-- What you need to do --
Repeat, exactly and completely, the material that follows. Omit the pictures.

-- Begin --

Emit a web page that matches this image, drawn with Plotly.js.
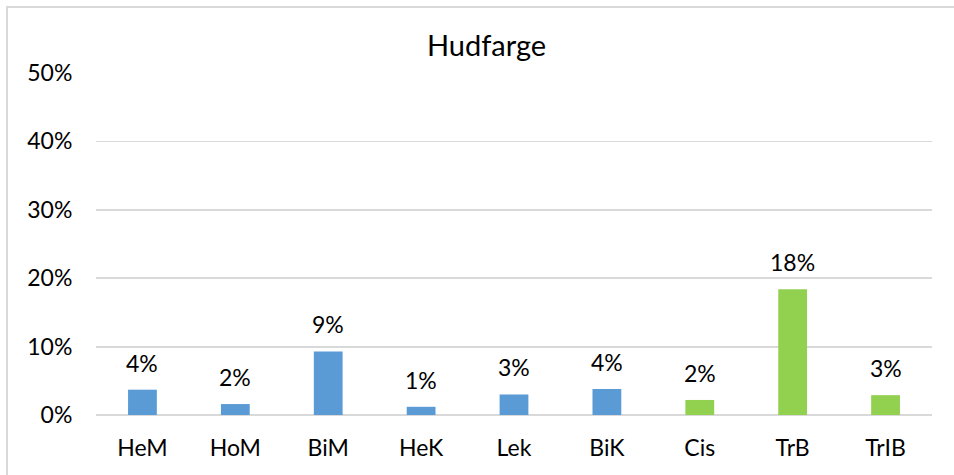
<!DOCTYPE html>
<html>
<head>
<meta charset="utf-8">
<script src="https://cdn.plot.ly/plotly-3.0.1.min.js"></script>
<style>
  html, body { margin: 0; padding: 0; background: #fff; }
  #wrap { position: relative; width: 954px; height: 475px; overflow: hidden; }
  #frame { position: absolute; left: 6px; top: 6px; width: 1000px; height: 1000px;
           border-left: 2px solid #d9d9d9; border-top: 2px solid #d9d9d9; box-sizing: border-box; pointer-events: none; }
  #chart { position: absolute; left: 0; top: 0; width: 954px; height: 475px; }
</style>
</head>
<body>
<div id="wrap">
  <div id="chart"></div>
  <div id="frame"></div>
</div>
<script>
const categories = ["HeM", "HoM", "BiM", "HeK", "Lek", "BiK", "Cis", "TrB", "TrIB"];
const values = [0.037, 0.016, 0.093, 0.012, 0.030, 0.038, 0.022, 0.184, 0.029];
const barColors = ["#5B9BD5", "#5B9BD5", "#5B9BD5", "#5B9BD5", "#5B9BD5", "#5B9BD5", "#92D050", "#92D050", "#92D050"];
const yTickValues = [0, 0.1, 0.2, 0.3, 0.4, 0.5];
const yTickLabels = ["0%", "10%", "20%", "30%", "40%", "50%"];
const chartTitle = "Hudfarge";

const FONT = "Lato, 'Open Sans', sans-serif";

const trace = {
  type: "bar",
  x: categories,
  y: values,
  marker: { color: barColors, line: { width: 0 } },
  hoverinfo: "skip"
};

const annotations = categories.map((c, i) => ({
  x: c, y: values[i], xref: "x", yref: "y",
  text: Math.round(values[i] * 100) + "%",
  showarrow: false, yanchor: "bottom", yshift: 11,
  font: { family: FONT, size: 23, color: "#000" }
}));

const layout = {
  width: 954, height: 475,
  margin: { l: 96, r: 22, t: 73, b: 60, pad: 0 },
  paper_bgcolor: "#fff", plot_bgcolor: "#fff",
  bargap: 0.69,
  showlegend: false,
  title: { text: chartTitle, x: 486.5 / 954, xanchor: "center", y: 1 - 46 / 475, yanchor: "middle",
           font: { family: FONT, size: 29, color: "#000" } },
  xaxis: {
    type: "category",
    showgrid: false, zeroline: false, showline: false,
    ticks: "outside", ticklen: 12, tickcolor: "rgba(0,0,0,0)",
    tickfont: { family: FONT, size: 23, color: "#000" }
  },
  yaxis: {
    range: [0, 0.5],
    tickvals: yTickValues, ticktext: yTickLabels,
    showgrid: true, gridcolor: "#d9d9d9", gridwidth: 1.8,
    zeroline: true, zerolinecolor: "#d9d9d9", zerolinewidth: 1.8,
    showline: false,
    ticks: "outside", ticklen: 18, tickcolor: "rgba(0,0,0,0)",
    tickfont: { family: FONT, size: 23, color: "#000" }
  },
  annotations: annotations
};

Plotly.newPlot("chart", [trace], layout, { staticPlot: true, displayModeBar: false });
</script>
</body>
</html>
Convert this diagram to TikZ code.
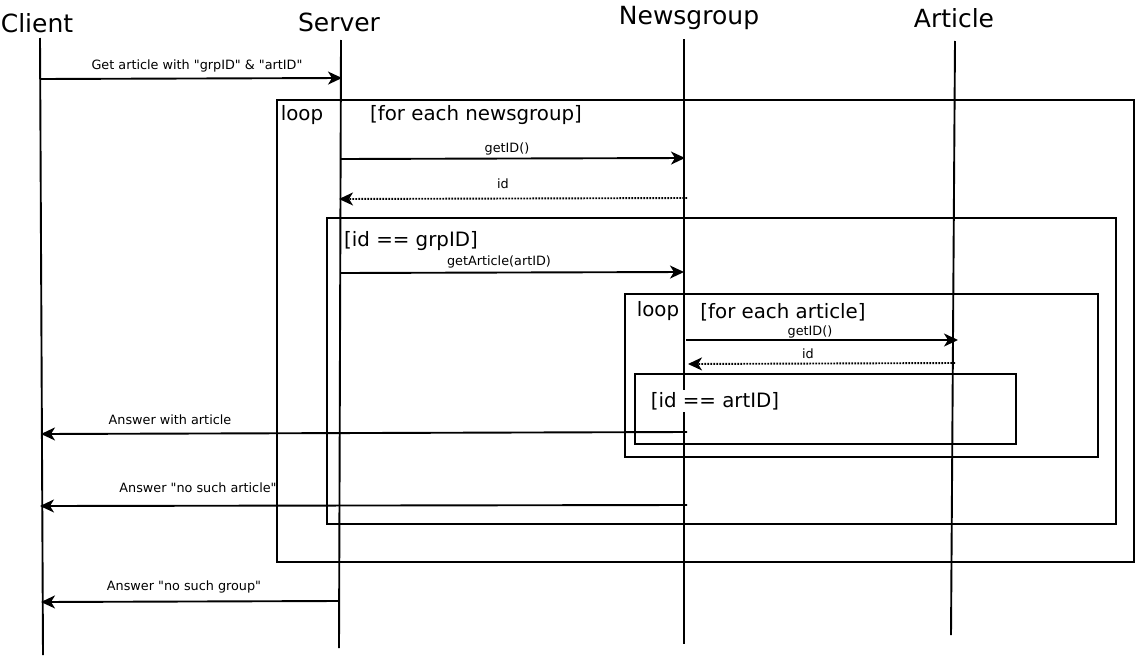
\documentclass[tikz,border=0pt]{standalone}
\usepackage{fontspec}
\setmainfont{DejaVu Sans}
\usetikzlibrary{arrows.meta}
\begin{document}
\begin{tikzpicture}[x=1pt,y=-1pt,
  lifeline/.style={line width=1.9pt},
  frame/.style={line width=1.9pt},
  msg/.style={line width=1.9pt,-{Stealth[length=14pt,width=13pt,inset=4pt]}},
  reply/.style={msg,dash pattern=on 1.6pt off 1.4pt},
  title/.style={font=\fontsize{25}{28}\selectfont,inner sep=0pt,yshift=-2pt},
  flabel/.style={font=\fontsize{19.8}{22}\selectfont,inner sep=0pt,yshift=-2pt},
  mlabel/.style={font=\fontsize{12.8}{15}\selectfont,inner sep=0pt,yshift=-2pt}]
\useasboundingbox (0,0) rectangle (1135,656);
% titles
\node[title] (client) at (37,21) {Client};
\node[title] (server) at (339,20) {Server};
\node[title] (newsgroup) at (689,16) {Newsgroup};
\node[title] (article) at (954,16) {Article};
% lifelines
\coordinate (ct) at (40,38);  \coordinate (cb) at (43,655);
\coordinate (st) at (341,40); \coordinate (sb) at (339,648);
\coordinate (nt) at (684,39); \coordinate (nb) at (684,644);
\coordinate (at) at (955,41); \coordinate (ab) at (951,635);
\draw[lifeline] (ct) -- (cb);
\draw[lifeline] (st) -- (sb);
\draw[lifeline] (nt) -- (nb);
\draw[lifeline] (at) -- (ab);
% frames
\draw[frame] (277,100) rectangle (1134,562);
\node[flabel] (loop1) at (302,113) {loop};
\node[flabel] (cond1) at (476,113) {[for each newsgroup]};
\draw[frame] (327,218) rectangle (1116,524);
\node[flabel] (cond2) at (411,239) {[id == grpID]};
\draw[frame] (625,294) rectangle (1098,457);
\node[flabel] (loop2) at (658,309) {loop};
\node[flabel] (cond3) at (783,310) {[for each article]};
\draw[frame] (635,374) rectangle (1016,444);
\node[flabel,fill=white,inner sep=2pt] (cond4) at (715,399) {[id == artID]};
% message end points
\coordinate (m1a) at (40,79);   \coordinate (m1b) at (342,78);
\coordinate (m2a) at (341,159); \coordinate (m2b) at (685,158);
\coordinate (m3a) at (687,198); \coordinate (m3b) at (339,199);
\coordinate (m4a) at (341,273); \coordinate (m4b) at (684,272);
\coordinate (m5a) at (686,340); \coordinate (m5b) at (958,340);
\coordinate (m6a) at (955,363); \coordinate (m6b) at (688,364);
\coordinate (m7a) at (687,432); \coordinate (m7b) at (41,434);
\coordinate (m8a) at (687,505); \coordinate (m8b) at (40,506);
\coordinate (m9a) at (339,601); \coordinate (m9b) at (41,602);
% messages
\draw[msg] (m1a) -- (m1b);
\node[mlabel] (l1) at (197,64) {Get article with \textquotedbl grpID\textquotedbl\ \& \textquotedbl artID\textquotedbl};
\draw[msg] (m2a) -- (m2b);
\node[mlabel] (l2) at (507,147) {getID()};
\draw[reply] (m3a) -- (m3b);
\node[mlabel] (l3) at (503,182) {id};
\draw[msg] (m4a) -- (m4b);
\node[mlabel] (l4) at (499,260) {getArticle(artID)};
\draw[msg] (m5a) -- (m5b);
\node[mlabel] (l5) at (810,330) {getID()};
\draw[reply] (m6a) -- (m6b);
\node[mlabel] (l6) at (808,352) {id};
\draw[msg] (m7a) -- (m7b);
\node[mlabel] (l7) at (170,418) {Answer with article};
\draw[msg] (m8a) -- (m8b);
\node[mlabel] (l8) at (198,486) {Answer \textquotedbl no such article\textquotedbl};
\draw[msg] (m9a) -- (m9b);
\node[mlabel] (l9) at (184,585) {Answer \textquotedbl no such group\textquotedbl};
\end{tikzpicture}
\end{document}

-- End --

-- Task solution --
Emit a web page that matches this image, drawn with Plotly.js.
<!DOCTYPE html>
<html>
<head>
<meta charset="utf-8">
<script src="https://cdn.plot.ly/plotly-3.0.1.min.js"></script>
<style>
  html, body { margin: 0; padding: 0; background: #fff; }
  #wrap { position: relative; width: 954px; height: 475px; overflow: hidden; }
  #frame { position: absolute; left: 6px; top: 6px; width: 1000px; height: 1000px;
           border-left: 2px solid #d9d9d9; border-top: 2px solid #d9d9d9; box-sizing: border-box; pointer-events: none; }
  #chart { position: absolute; left: 0; top: 0; width: 954px; height: 475px; }
</style>
</head>
<body>
<div id="wrap">
  <div id="chart"></div>
  <div id="frame"></div>
</div>
<script>
const categories = ["HeM", "HoM", "BiM", "HeK", "Lek", "BiK", "Cis", "TrB", "TrIB"];
const values = [0.037, 0.016, 0.093, 0.012, 0.030, 0.038, 0.022, 0.184, 0.029];
const barColors = ["#5B9BD5", "#5B9BD5", "#5B9BD5", "#5B9BD5", "#5B9BD5", "#5B9BD5", "#92D050", "#92D050", "#92D050"];
const yTickValues = [0, 0.1, 0.2, 0.3, 0.4, 0.5];
const yTickLabels = ["0%", "10%", "20%", "30%", "40%", "50%"];
const chartTitle = "Hudfarge";

const FONT = "Lato, 'Open Sans', sans-serif";

const trace = {
  type: "bar",
  x: categories,
  y: values,
  marker: { color: barColors, line: { width: 0 } },
  hoverinfo: "skip"
};

const annotations = categories.map((c, i) => ({
  x: c, y: values[i], xref: "x", yref: "y",
  text: Math.round(values[i] * 100) + "%",
  showarrow: false, yanchor: "bottom", yshift: 11,
  font: { family: FONT, size: 23, color: "#000" }
}));

const layout = {
  width: 954, height: 475,
  margin: { l: 96, r: 22, t: 73, b: 60, pad: 0 },
  paper_bgcolor: "#fff", plot_bgcolor: "#fff",
  bargap: 0.69,
  showlegend: false,
  title: { text: chartTitle, x: 486.5 / 954, xanchor: "center", y: 1 - 46 / 475, yanchor: "middle",
           font: { family: FONT, size: 29, color: "#000" } },
  xaxis: {
    type: "category",
    showgrid: false, zeroline: false, showline: false,
    ticks: "outside", ticklen: 12, tickcolor: "rgba(0,0,0,0)",
    tickfont: { family: FONT, size: 23, color: "#000" }
  },
  yaxis: {
    range: [0, 0.5],
    tickvals: yTickValues, ticktext: yTickLabels,
    showgrid: true, gridcolor: "#d9d9d9", gridwidth: 1.8,
    zeroline: true, zerolinecolor: "#d9d9d9", zerolinewidth: 1.8,
    showline: false,
    ticks: "outside", ticklen: 18, tickcolor: "rgba(0,0,0,0)",
    tickfont: { family: FONT, size: 23, color: "#000" }
  },
  annotations: annotations
};

Plotly.newPlot("chart", [trace], layout, { staticPlot: true, displayModeBar: false });
</script>
</body>
</html>
Convert this diagram to TikZ code.
\documentclass[tikz,border=0pt]{standalone}
\usepackage{fontspec}
\setmainfont{DejaVu Sans}
\usetikzlibrary{arrows.meta}
\begin{document}
\begin{tikzpicture}[x=1pt,y=-1pt,
  lifeline/.style={line width=1.9pt},
  frame/.style={line width=1.9pt},
  msg/.style={line width=1.9pt,-{Stealth[length=14pt,width=13pt,inset=4pt]}},
  reply/.style={msg,dash pattern=on 1.6pt off 1.4pt},
  title/.style={font=\fontsize{25}{28}\selectfont,inner sep=0pt,yshift=-2pt},
  flabel/.style={font=\fontsize{19.8}{22}\selectfont,inner sep=0pt,yshift=-2pt},
  mlabel/.style={font=\fontsize{12.8}{15}\selectfont,inner sep=0pt,yshift=-2pt}]
\useasboundingbox (0,0) rectangle (1135,656);
% titles
\node[title] (client) at (37,21) {Client};
\node[title] (server) at (339,20) {Server};
\node[title] (newsgroup) at (689,16) {Newsgroup};
\node[title] (article) at (954,16) {Article};
% lifelines
\coordinate (ct) at (40,38);  \coordinate (cb) at (43,655);
\coordinate (st) at (341,40); \coordinate (sb) at (339,648);
\coordinate (nt) at (684,39); \coordinate (nb) at (684,644);
\coordinate (at) at (955,41); \coordinate (ab) at (951,635);
\draw[lifeline] (ct) -- (cb);
\draw[lifeline] (st) -- (sb);
\draw[lifeline] (nt) -- (nb);
\draw[lifeline] (at) -- (ab);
% frames
\draw[frame] (277,100) rectangle (1134,562);
\node[flabel] (loop1) at (302,113) {loop};
\node[flabel] (cond1) at (476,113) {[for each newsgroup]};
\draw[frame] (327,218) rectangle (1116,524);
\node[flabel] (cond2) at (411,239) {[id == grpID]};
\draw[frame] (625,294) rectangle (1098,457);
\node[flabel] (loop2) at (658,309) {loop};
\node[flabel] (cond3) at (783,310) {[for each article]};
\draw[frame] (635,374) rectangle (1016,444);
\node[flabel,fill=white,inner sep=2pt] (cond4) at (715,399) {[id == artID]};
% message end points
\coordinate (m1a) at (40,79);   \coordinate (m1b) at (342,78);
\coordinate (m2a) at (341,159); \coordinate (m2b) at (685,158);
\coordinate (m3a) at (687,198); \coordinate (m3b) at (339,199);
\coordinate (m4a) at (341,273); \coordinate (m4b) at (684,272);
\coordinate (m5a) at (686,340); \coordinate (m5b) at (958,340);
\coordinate (m6a) at (955,363); \coordinate (m6b) at (688,364);
\coordinate (m7a) at (687,432); \coordinate (m7b) at (41,434);
\coordinate (m8a) at (687,505); \coordinate (m8b) at (40,506);
\coordinate (m9a) at (339,601); \coordinate (m9b) at (41,602);
% messages
\draw[msg] (m1a) -- (m1b);
\node[mlabel] (l1) at (197,64) {Get article with \textquotedbl grpID\textquotedbl\ \& \textquotedbl artID\textquotedbl};
\draw[msg] (m2a) -- (m2b);
\node[mlabel] (l2) at (507,147) {getID()};
\draw[reply] (m3a) -- (m3b);
\node[mlabel] (l3) at (503,182) {id};
\draw[msg] (m4a) -- (m4b);
\node[mlabel] (l4) at (499,260) {getArticle(artID)};
\draw[msg] (m5a) -- (m5b);
\node[mlabel] (l5) at (810,330) {getID()};
\draw[reply] (m6a) -- (m6b);
\node[mlabel] (l6) at (808,352) {id};
\draw[msg] (m7a) -- (m7b);
\node[mlabel] (l7) at (170,418) {Answer with article};
\draw[msg] (m8a) -- (m8b);
\node[mlabel] (l8) at (198,486) {Answer \textquotedbl no such article\textquotedbl};
\draw[msg] (m9a) -- (m9b);
\node[mlabel] (l9) at (184,585) {Answer \textquotedbl no such group\textquotedbl};
\end{tikzpicture}
\end{document}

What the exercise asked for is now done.